Philippe Sands is a human rights lawyer who recently won the biggest non-fiction prize in the UK, the £30,000 Baillie Gifford Prize, for his book "East West Street: On the Origins of Genocide and Crimes Against Humanity". It's the story of two leading lawyers fighting for justice after the Second World War in the Nuremberg trials - and a third man, Hitler's lawyer, who was personally responsible for the murder of millions. It's a detective story too, in which Sands tries to discover the identity of the mysterious "Miss Tilney" who rescued his mother Ruth as a baby, and managed to smuggle her out of Vienna to safety in London in 1939. In Private Passions, Philippe Sands talks to Michael Berkeley about the strange gaps in his family history, the secrets which impelled him to begin a seven year quest.

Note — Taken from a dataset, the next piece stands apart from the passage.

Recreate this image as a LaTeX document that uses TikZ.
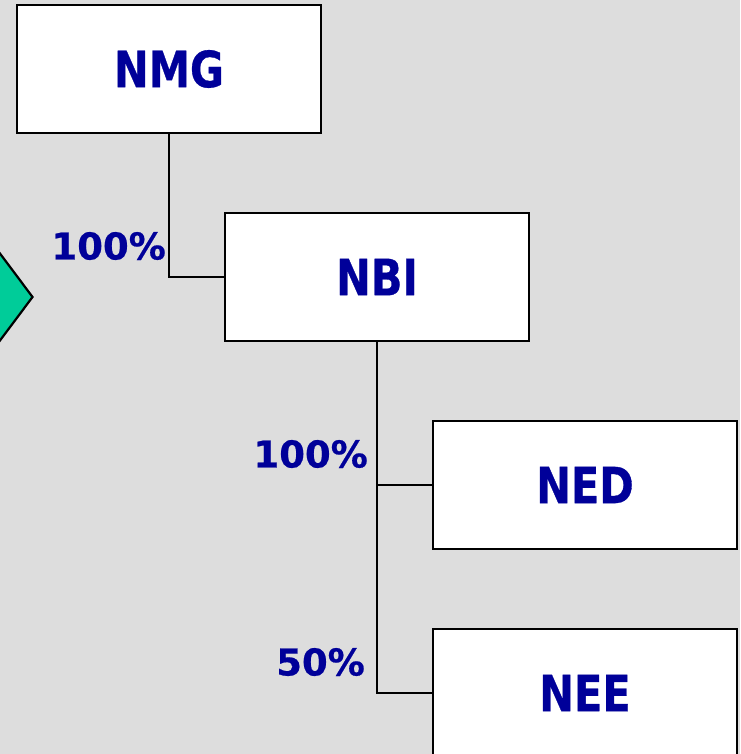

He reveals the music that kept him going, songs he listened to daily, and how Bach's St Matthew Passion, which he's always loved, became intensely troubling for him to listen to when he discovered that Hitler's lawyer also adored it.
Music choices include Mahler's 9th Symphony; Keith Jarrett; Bach's St Matthew Passion; Rachmaninoff; kora music from Senegal; and the Leonard Cohen song with Sands' favourite line: "There is a crack in everything - that's how the light gets in.".